I chased it up the stairs and that nasty mean 'ol thing swatted it's paw at me. That's enough for me. I went back downstairs and got my bone. I hate that cat. Let's be clear here. I'm more important. Mimaw and Papaw know this. Why did they feel the need to get that hairy thing?

Sigh, I just felt like telling you I don't like cats. They are not nice and very snooty. Unlike me, I give kisses and I love on you.

Anyone want a cat? I can sneak it out of Mimaw's and Papaw's house and give it to you. That thing has GOT to go.

Tuesday, June 10, 2008

I'm really a human...

Mommy and Daddy just don't know it yet. :) I'm very much human though.

Mommy is quite amusing at night. We have our evening ritual and every single night, Mommy tells me "Go tell daddy night night" and she walks to the stairs. If I'm not tired, I BOLT up the stairs and wait for her to pull her slow legs up the stairs. Sometimes, I'm so sleepy that I walk up a few and then wait for Mommy to pick me up. Daddy laughs and calls me spoiled. What's spoiled?
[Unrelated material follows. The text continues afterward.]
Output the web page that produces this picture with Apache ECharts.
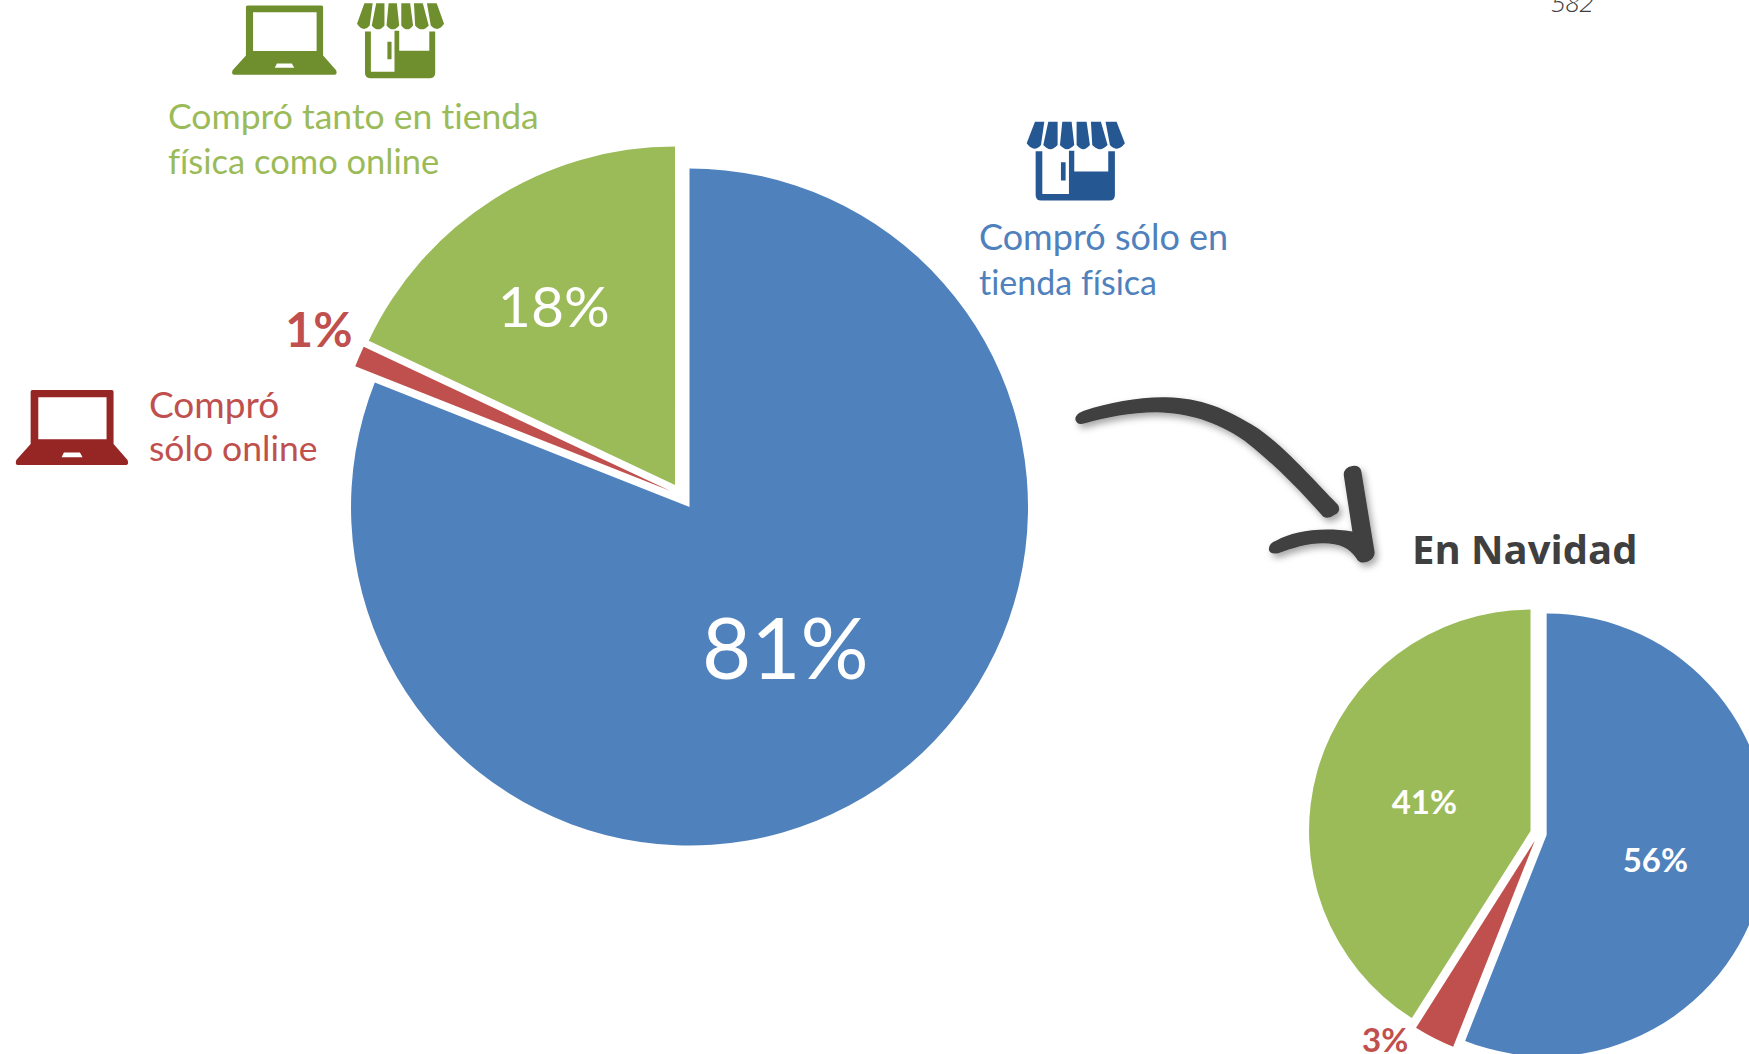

Oh Oh Oh, I almost forgot.. I was trying to tell you a very special story! Every night, after Daddy gives me hugs and pets night night, I run down the stairs and Mommy goes into the kitchen or the closet thingy with all the FOOOOOOOOOOOOOD and gets me a TREAT! I love this part of the night. A lot of times, I hide them for later, but sometimes, I eat them immediately. Last night, Mommy was drinking something out of one of those round things that hold the water and she gave me some. I couldn't get my nose in there - my face is in the way. So Mommy put more water in it and gave me a drink out of the cup. Daddy laughed and said "She thinks she's a human..."

Duh.

And and and... I got a treat - and and and... I got to eat it on the bed. :) Mommy and Daddy have put a special blanket on the bed for me that keeps their blankets clean. Mommy thinks I'm hairy. (Really, I'm just darn gorgeous. All the boys in the other yards think so too. I have a boyfriend a couple of houses over, but he doesn't know it yet.)
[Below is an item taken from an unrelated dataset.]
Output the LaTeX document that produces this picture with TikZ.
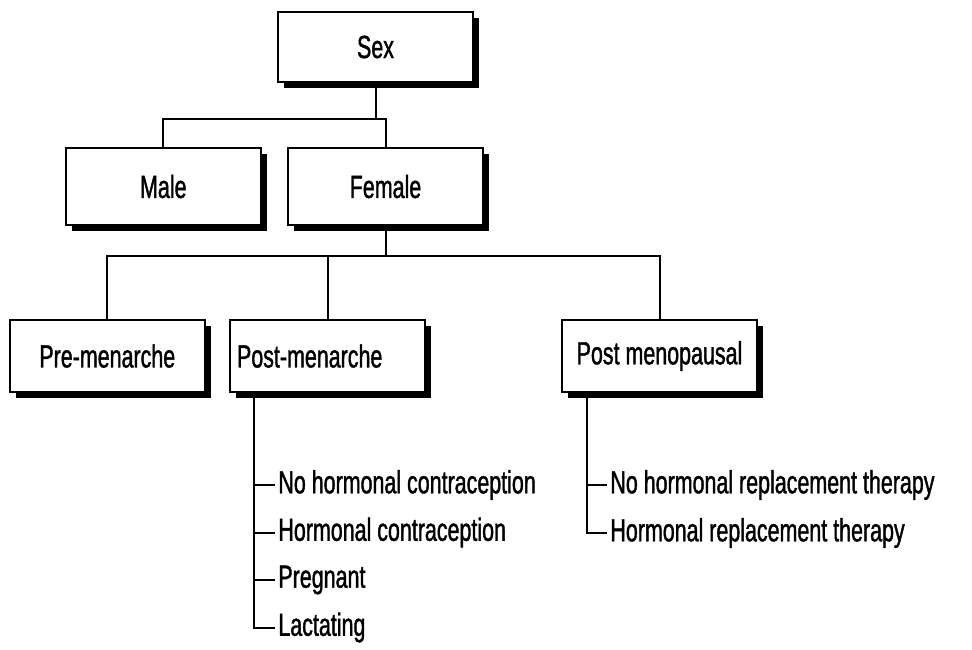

Oh oh oh.. did I tell you about the bird? I don't think I did! If I did, I'm gonna tell you again, cause Mommy is a MEAN OL TOADDDDDD!

IIIIIIIIIIIIIIIII Found a bird. AAAAAAAAAAAALL By myself! I was so busy sniffing it for a few days Mommy didn't even notice. One day she noticed though and she was super duper upset with me. Mommy got rid of it and she said I smelled like dead bird. Smells pretty dang good to me. I was gonna eat it, but Mommy is just... sigh. Daddy would have let me have it!

Oh - and guess what? Daddy and I have this new game. When he tries to get in bed with Mommy, I RACE over to his side of the bed and nip at his fingers. What? You said I already told you this? Psht. It's a brand new game. Forget I told you before.

Anyway - Oh, and guess what else? I HEART CAP'N CRUNCH! Mommy ate this YUMMIE DELICIOUS FABULOUSLY TASTY stuff she calls cereal and she gave me some...

So, WHY are you feeding me these kibbles of dried up food? When you are over there eating chicken and cap'n crunch? How is this fair? I demand better treatment.

I'm tired. I miss my Mommy and Daddy. I think I'll take a nap and wait for them to come home.

xoxoxo
Abbie the Fiercest being of Rowlett, Texas - dont mess with me, cause I'll show you who's boss.